I was using my 32 bit live cd by accident, the 64 bit live cd chroots.

---------------edit:

downgrading baselayout did not work

I am completely out of solutions. You guys have to stop pushing shit that is broken. Now I have no server untill you guy get this stupid shit sorted out. That can take months. cant wait.

----------

## bejayel

adding 

devfs=nomount

also did not work. Good god. Why do I have to deal with this shit on a stable packages only system?

I am on udev 151-r4 and baselayout-1.12.13

Guess I'll go unstable since I've never had any issues like this in that group

----------

## bappas

This has happened to me as well.

My solution was to downgrade udev, udev-141-r1 worked for me.
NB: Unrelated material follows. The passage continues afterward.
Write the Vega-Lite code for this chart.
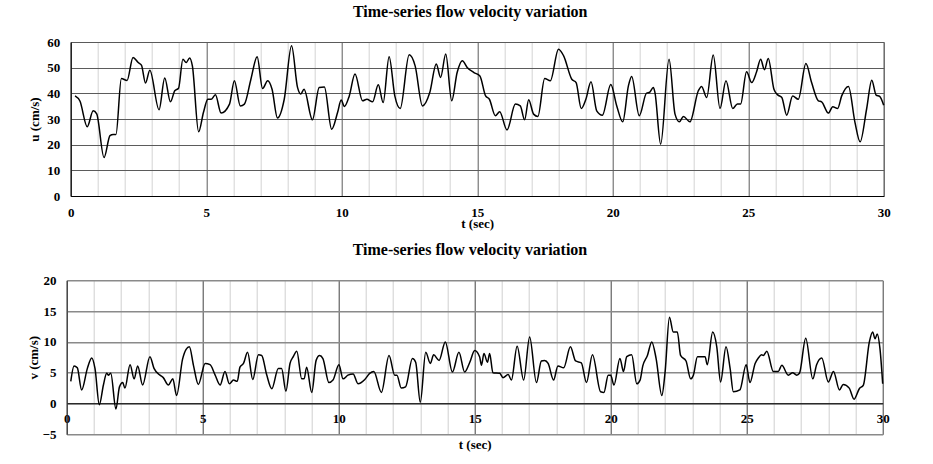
{
  "$schema": "https://vega.github.io/schema/vega-lite/v6.json",
  "padding": {"left": 27.7, "top": 3, "right": 0, "bottom": 0},
  "background": "white",
  "spacing": 9.3,
  "datasets": {
    "u": [
      {"t":0.16,"u":39},{"t":0.34,"u":37},{"t":0.61,"u":27},{"t":0.83,"u":33.2},{"t":0.96,"u":32},{"t":1.23,"u":15},{"t":1.45,"u":23.5},{"t":1.57,"u":24},{"t":1.67,"u":24},{"t":1.87,"u":45.8},{"t":2.08,"u":45},{"t":2.3,"u":54},{"t":2.49,"u":52},{"t":2.61,"u":51},{"t":2.76,"u":44},{"t":2.92,"u":49},{"t":3.26,"u":33.6},{"t":3.47,"u":46},{"t":3.68,"u":36.7},{"t":3.84,"u":41},{"t":3.98,"u":42},{"t":4.14,"u":53.3},{"t":4.26,"u":52},{"t":4.39,"u":53.8},{"t":4.49,"u":50.7},{"t":4.72,"u":25},{"t":4.9,"u":32.6},{"t":5.06,"u":37.7},{"t":5.18,"u":37.7},{"t":5.34,"u":39.4},{"t":5.55,"u":32.3},{"t":5.86,"u":35.8},{"t":6.04,"u":44.9},{"t":6.26,"u":35.1},{"t":6.41,"u":35.8},{"t":6.65,"u":45.5},{"t":6.88,"u":54.3},{"t":7.08,"u":41.9},{"t":7.27,"u":44.9},{"t":7.43,"u":41.6},{"t":7.63,"u":30.4},{"t":7.88,"u":37.7},{"t":8.15,"u":58.5},{"t":8.37,"u":42.3},{"t":8.49,"u":39.7},{"t":8.61,"u":41.6},{"t":8.92,"u":29.7},{"t":9.17,"u":42.3},{"t":9.36,"u":42.5},{"t":9.63,"u":26},{"t":9.85,"u":32.6},{"t":9.98,"u":37.4},{"t":10.1,"u":34.9},{"t":10.28,"u":39},{"t":10.49,"u":47.5},{"t":10.77,"u":37.1},{"t":10.93,"u":37.7},{"t":11.14,"u":36.7},{"t":11.35,"u":43.3},{"t":11.53,"u":36.4},{"t":11.75,"u":54.3},{"t":11.96,"u":39},{"t":12.16,"u":34.1},{"t":12.49,"u":55},{"t":12.71,"u":50.7},{"t":12.98,"u":35.1},{"t":13.25,"u":40.3},{"t":13.49,"u":51.4},{"t":13.65,"u":46.2},{"t":13.84,"u":55.3},{"t":14.06,"u":37.1},{"t":14.26,"u":48.1},{"t":14.45,"u":52.7},{"t":14.63,"u":50.1},{"t":14.88,"u":48.1},{"t":15.1,"u":46.8},{"t":15.31,"u":39},{"t":15.45,"u":37.7},{"t":15.67,"u":31.3},{"t":15.83,"u":32.8},{"t":16.1,"u":25.7},{"t":16.41,"u":35.8},{"t":16.59,"u":35.1},{"t":16.75,"u":29.7},{"t":16.9,"u":37.5},{"t":17.08,"u":31.9},{"t":17.24,"u":31},{"t":17.49,"u":45.8},{"t":17.7,"u":44.9},{"t":18.0,"u":57.2},{"t":18.19,"u":54.6},{"t":18.49,"u":45.5},{"t":18.65,"u":44.2},{"t":18.84,"u":34.1},{"t":19.01,"u":37.7},{"t":19.2,"u":44.5},{"t":19.41,"u":33.2},{"t":19.62,"u":31.5},{"t":19.93,"u":43.4},{"t":20.15,"u":35.1},{"t":20.37,"u":28.9},{"t":20.58,"u":42.9},{"t":20.7,"u":46.6},{"t":20.98,"u":31.3},{"t":21.25,"u":40.1},{"t":21.35,"u":40.3},{"t":21.5,"u":42.3},{"t":21.56,"u":40.3},{"t":21.77,"u":20.2},{"t":22.08,"u":53.3},{"t":22.3,"u":31.9},{"t":22.46,"u":28.9},{"t":22.61,"u":31},{"t":22.85,"u":28.9},{"t":23.16,"u":41},{"t":23.28,"u":42.7},{"t":23.47,"u":38.4},{"t":23.71,"u":54.9},{"t":23.96,"u":34.1},{"t":24.18,"u":44.9},{"t":24.43,"u":34.1},{"t":24.6,"u":35.8},{"t":24.72,"u":35.8},{"t":24.94,"u":48.4},{"t":25.13,"u":44.2},{"t":25.31,"u":48.4},{"t":25.46,"u":53.3},{"t":25.6,"u":49.2},{"t":25.74,"u":53.6},{"t":25.95,"u":41.6},{"t":26.09,"u":39.4},{"t":26.24,"u":38.4},{"t":26.42,"u":31.5},{"t":26.64,"u":39},{"t":26.85,"u":37.7},{"t":27.13,"u":51.6},{"t":27.34,"u":44.2},{"t":27.59,"u":37.1},{"t":27.71,"u":36.7},{"t":27.96,"u":32.3},{"t":28.12,"u":34.8},{"t":28.3,"u":34.1},{"t":28.45,"u":39},{"t":28.7,"u":42.7},{"t":28.94,"u":28.7},{"t":29.13,"u":21.1},{"t":29.37,"u":33.9},{"t":29.56,"u":45.1},{"t":29.72,"u":39.3},{"t":29.85,"u":38.8},{"t":30,"u":35.4}
    ],
    "v": [
      {"t":0.15,"v":3.6},{"t":0.27,"v":6.1},{"t":0.39,"v":5.8},{"t":0.55,"v":2.2},{"t":0.76,"v":5.7},{"t":0.92,"v":7.4},{"t":1.04,"v":5.7},{"t":1.2,"v":-0.2},{"t":1.35,"v":3},{"t":1.47,"v":4.9},{"t":1.53,"v":4.6},{"t":1.62,"v":4.9},{"t":1.81,"v":-0.9},{"t":1.94,"v":2.7},{"t":2.06,"v":3.4},{"t":2.14,"v":2.5},{"t":2.33,"v":6.3},{"t":2.48,"v":4},{"t":2.61,"v":6.1},{"t":2.79,"v":3},{"t":3.06,"v":7.6},{"t":3.21,"v":5.7},{"t":3.43,"v":4.6},{"t":3.55,"v":4.2},{"t":3.74,"v":3},{"t":3.9,"v":4},{"t":4.04,"v":1.3},{"t":4.26,"v":7.2},{"t":4.39,"v":8.8},{"t":4.51,"v":9.2},{"t":4.66,"v":6.2},{"t":4.84,"v":3.1},{"t":5.09,"v":6.5},{"t":5.27,"v":6.3},{"t":5.45,"v":4.7},{"t":5.64,"v":3},{"t":5.82,"v":5.2},{"t":5.98,"v":3.2},{"t":6.13,"v":3.8},{"t":6.27,"v":3.6},{"t":6.37,"v":5.9},{"t":6.5,"v":6.5},{"t":6.65,"v":8.3},{"t":6.84,"v":3.9},{"t":7.05,"v":7.9},{"t":7.17,"v":7.8},{"t":7.35,"v":4.7},{"t":7.54,"v":2.4},{"t":7.78,"v":5.7},{"t":7.9,"v":5.7},{"t":8.06,"v":2},{"t":8.21,"v":6.5},{"t":8.33,"v":7.6},{"t":8.46,"v":8.5},{"t":8.64,"v":4},{"t":8.73,"v":4},{"t":8.82,"v":5.9},{"t":9.01,"v":1.8},{"t":9.17,"v":7},{"t":9.3,"v":7.8},{"t":9.42,"v":7.3},{"t":9.64,"v":3.4},{"t":9.79,"v":3.8},{"t":10.01,"v":6.3},{"t":10.16,"v":4},{"t":10.34,"v":4.6},{"t":10.53,"v":4.8},{"t":10.71,"v":3.2},{"t":10.96,"v":3.9},{"t":11.14,"v":4.9},{"t":11.29,"v":5.2},{"t":11.57,"v":1.8},{"t":11.85,"v":7.8},{"t":12.06,"v":4.6},{"t":12.14,"v":4.6},{"t":12.3,"v":2.5},{"t":12.46,"v":2.7},{"t":12.71,"v":7.3},{"t":12.83,"v":6.7},{"t":13.0,"v":0.2},{"t":13.2,"v":8.3},{"t":13.37,"v":6.5},{"t":13.49,"v":7.9},{"t":13.69,"v":7},{"t":13.92,"v":10},{"t":14.18,"v":5.1},{"t":14.42,"v":8.3},{"t":14.63,"v":5.1},{"t":14.82,"v":6.7},{"t":15.0,"v":8.6},{"t":15.18,"v":7.6},{"t":15.25,"v":6.2},{"t":15.34,"v":8.1},{"t":15.47,"v":6.7},{"t":15.55,"v":8.1},{"t":15.67,"v":5},{"t":15.92,"v":4.9},{"t":16.04,"v":4.2},{"t":16.23,"v":4.7},{"t":16.35,"v":3.8},{"t":16.56,"v":9.3},{"t":16.8,"v":3.8},{"t":17.02,"v":10.8},{"t":17.27,"v":3.4},{"t":17.45,"v":6.9},{"t":17.57,"v":7},{"t":17.7,"v":6.5},{"t":17.9,"v":3.8},{"t":18.06,"v":6.1},{"t":18.27,"v":5.8},{"t":18.52,"v":9.2},{"t":18.71,"v":6.9},{"t":18.92,"v":6.6},{"t":19.11,"v":3.4},{"t":19.33,"v":7.9},{"t":19.63,"v":1.9},{"t":19.75,"v":1.8},{"t":19.91,"v":4.6},{"t":20.0,"v":4.6},{"t":20.12,"v":3},{"t":20.34,"v":7.3},{"t":20.47,"v":5.2},{"t":20.59,"v":7.6},{"t":20.77,"v":7.9},{"t":20.96,"v":3.2},{"t":21.08,"v":3.8},{"t":21.18,"v":6.1},{"t":21.35,"v":7.8},{"t":21.51,"v":10},{"t":21.67,"v":7.3},{"t":21.88,"v":1.3},{"t":22.0,"v":5.1},{"t":22.16,"v":14},{"t":22.3,"v":11.6},{"t":22.45,"v":11.6},{"t":22.57,"v":7.8},{"t":22.77,"v":6.9},{"t":22.94,"v":4},{"t":23.04,"v":4.6},{"t":23.19,"v":7.6},{"t":23.35,"v":7.6},{"t":23.47,"v":7.6},{"t":23.55,"v":6.3},{"t":23.75,"v":11.6},{"t":23.9,"v":9.2},{"t":24.04,"v":3.5},{"t":24.24,"v":9.2},{"t":24.39,"v":5.7},{"t":24.51,"v":1.9},{"t":24.75,"v":2.2},{"t":24.98,"v":6.3},{"t":25.12,"v":3.4},{"t":25.31,"v":6.5},{"t":25.43,"v":7.4},{"t":25.55,"v":7.9},{"t":25.61,"v":7.8},{"t":25.74,"v":8.5},{"t":25.98,"v":5.2},{"t":26.16,"v":5.2},{"t":26.29,"v":6.2},{"t":26.53,"v":4.6},{"t":26.69,"v":5},{"t":26.84,"v":4.6},{"t":26.94,"v":4.9},{"t":27.17,"v":10.6},{"t":27.43,"v":4},{"t":27.57,"v":6.3},{"t":27.76,"v":7.4},{"t":28.0,"v":3.5},{"t":28.19,"v":5.2},{"t":28.41,"v":2.2},{"t":28.55,"v":3.1},{"t":28.77,"v":2.5},{"t":28.95,"v":0.7},{"t":29.14,"v":2.4},{"t":29.29,"v":3},{"t":29.51,"v":10},{"t":29.63,"v":11.6},{"t":29.72,"v":10.5},{"t":29.8,"v":11.3},{"t":29.9,"v":8.9},{"t":30.0,"v":3.2}
    ]
  },
  "vconcat": [
    {
      "width": 813,
      "height": 154,
      "title": {"text": "Time-series flow velocity variation", "dx": -7, "offset": 16},
      "view": {"stroke": "#6e6e6e", "strokeWidth": 1},
      "data": {"name": "u"},
      "mark": {"type": "line", "color": "black", "strokeWidth": 1.5, "interpolate": "monotone"},
      "encoding": {
        "x": {
          "field": "t", "type": "quantitative",
          "scale": {"domain": [0, 30], "nice": false, "zero": false},
          "axis": {
            "title": "t (sec)",
            "values": [0,1,2,3,4,5,6,7,8,9,10,11,12,13,14,15,16,17,18,19,20,21,22,23,24,25,26,27,28,29,30],
            "labelExpr": "datum.value % 5 === 0 ? datum.label : ''",
            "grid": true,
            "gridColor": {"condition": {"test": "datum.value % 5 === 0", "value": "#5a5a5a"}, "value": "#d4d4d4"},
            "domainColor": "black",
            "labelPadding": 10.5,
            "titlePadding": -1.5
          }
        },
        "y": {
          "field": "u", "type": "quantitative",
          "scale": {"domain": [0, 60], "nice": false},
          "axis": {
            "title": "u (cm/s)",
            "values": [0,10,20,30,40,50,60],
            "grid": true,
            "gridColor": "#5a5a5a",
            "domainColor": "black",
            "labelPadding": 11,
            "titlePadding": 5
          }
        }
      }
    },
    {
      "width": 812,
      "height": 154,
      "title": {"text": "Time-series flow velocity variation", "dx": -6.7, "offset": 16.7},
      "view": {"stroke": null},
      "data": {"name": "v"},
      "mark": {"type": "line", "color": "black", "strokeWidth": 1.5, "interpolate": "monotone"},
      "encoding": {
        "x": {
          "field": "t", "type": "quantitative",
          "scale": {"domain": [0, 30], "nice": false, "zero": false, "range": [-4, 812]},
          "axis": {
            "title": "t (sec)",
            "offset": -31,
            "values": [0,1,2,3,4,5,6,7,8,9,10,11,12,13,14,15,16,17,18,19,20,21,22,23,24,25,26,27,28,29,30],
            "labelExpr": "datum.value % 5 === 0 ? datum.label : ''",
            "grid": true,
            "gridColor": {"condition": {"test": "datum.value % 5 === 0", "value": "#404040"}, "value": "#cfcfcf"},
            "domainColor": "black",
            "labelPadding": 9.5,
            "titlePadding": 13
          }
        },
        "y": {
          "field": "v", "type": "quantitative",
          "scale": {"domain": [-5, 20], "nice": false},
          "axis": {
            "title": "v (cm/s)",
            "offset": 4,
            "values": [-5,0,5,10,15,20],
            "grid": true,
            "gridColor": "#8a8a8a",
            "gridWidth": 1.5,
            "domainColor": "#333333",
            "labelPadding": 10.7,
            "titlePadding": 1.3
          }
        }
      }
    }
  ],
  "config": {
    "font": "Liberation Serif",
    "title": {"font": "Liberation Serif", "fontSize": 16, "fontWeight": "bold", "color": "black", "anchor": "middle"},
    "axis": {
      "labelFont": "Liberation Serif", "labelFontSize": 13, "labelFontWeight": "bold", "labelColor": "black",
      "titleFont": "Liberation Serif", "titleFontSize": 13, "titleFontWeight": "bold", "titleColor": "black",
      "ticks": false, "tickSize": 0, "labelFlush": false, "labelOverlap": false, "gridOpacity": 1, "domainWidth": 1
    }
  }
}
Boot a live cd, chroot into your system and run emerge =udev-141-r1.

You probably know most of that already.

I manage about 35 gentoo-servers and these kinds of errors really wrecks havoc with my business.

These meltdowns just seem to pop up at random times and updates.

----------

## nerdbert

I have the same problem with one of my servers. Very annoying because I don't have a CD drive installed.
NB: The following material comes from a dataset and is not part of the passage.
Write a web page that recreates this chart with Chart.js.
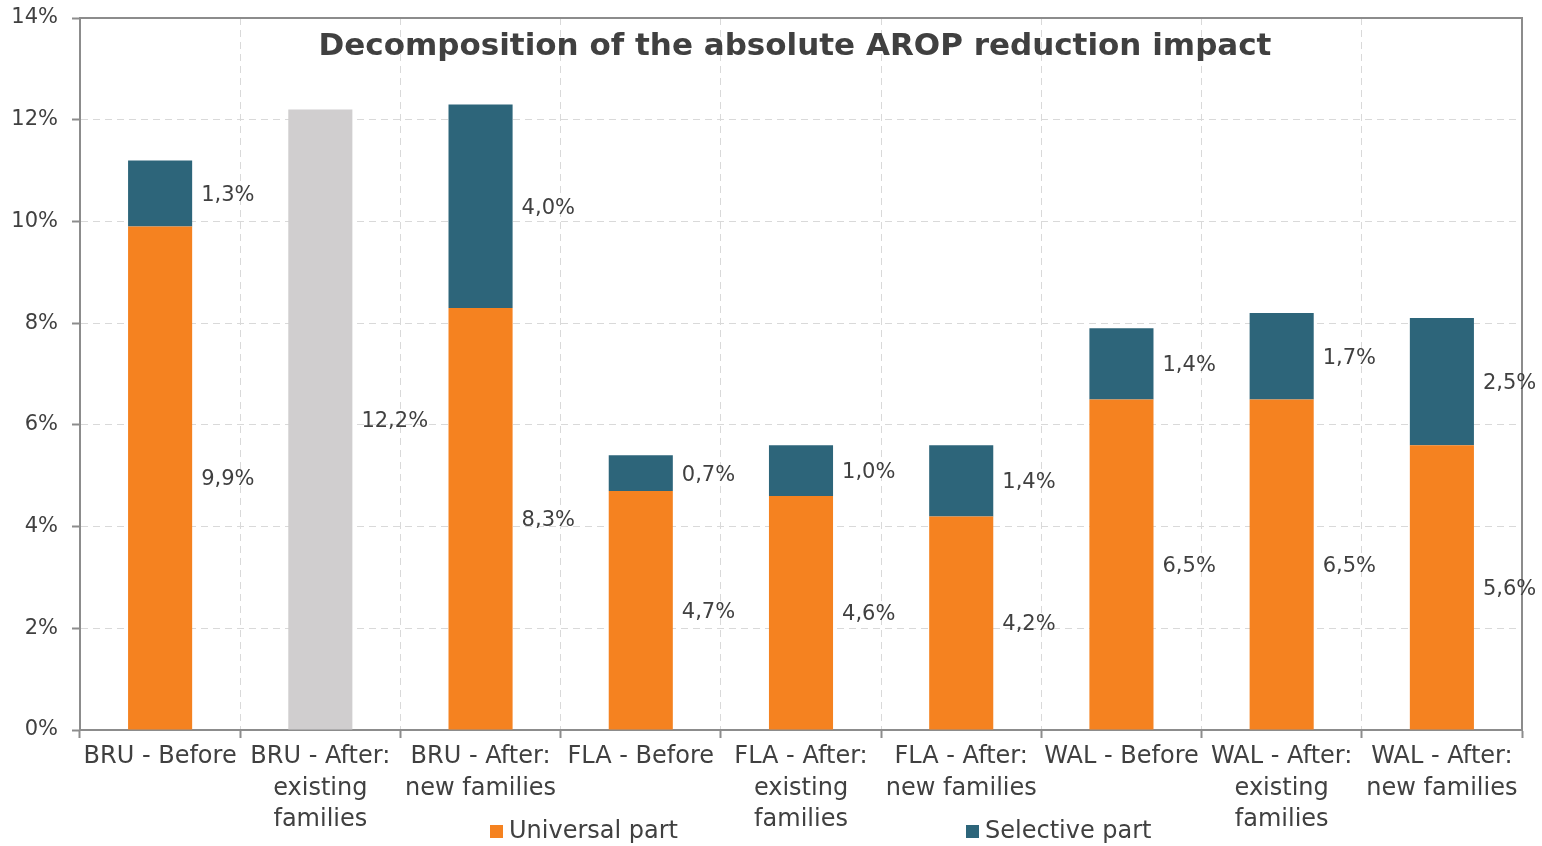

Haven't fixed it yet but I'm quite sure it's udev/kernel related. I will compile a new kernel which uses CONFIG_ATA instead of CONFIG_IDE. I hope this will fix it.

For some inspiration have a look here: https://bugs.gentoo.org/show_bug.cgi?id=302173

----------

## bejayel

I am changing:

# CONFIG_SYSFS_DEPRECATED

# CONFIG_SYSFS_DEPRECATED_V2

# CONFIG_IDE

Apparently CONFIG_IDE clashes with CONFIG_ATA. This was probably my fault for using my old .config instead of making a new one.

That said, it's still being a pita.

Marking as solved. This fixed the problem.

----------

## nerdbert

Worked for me too.

This was the first and last time I'm using genkernel for anything - I was in a hurry when I configured this box and it seemed to be a viable shortcut.

----------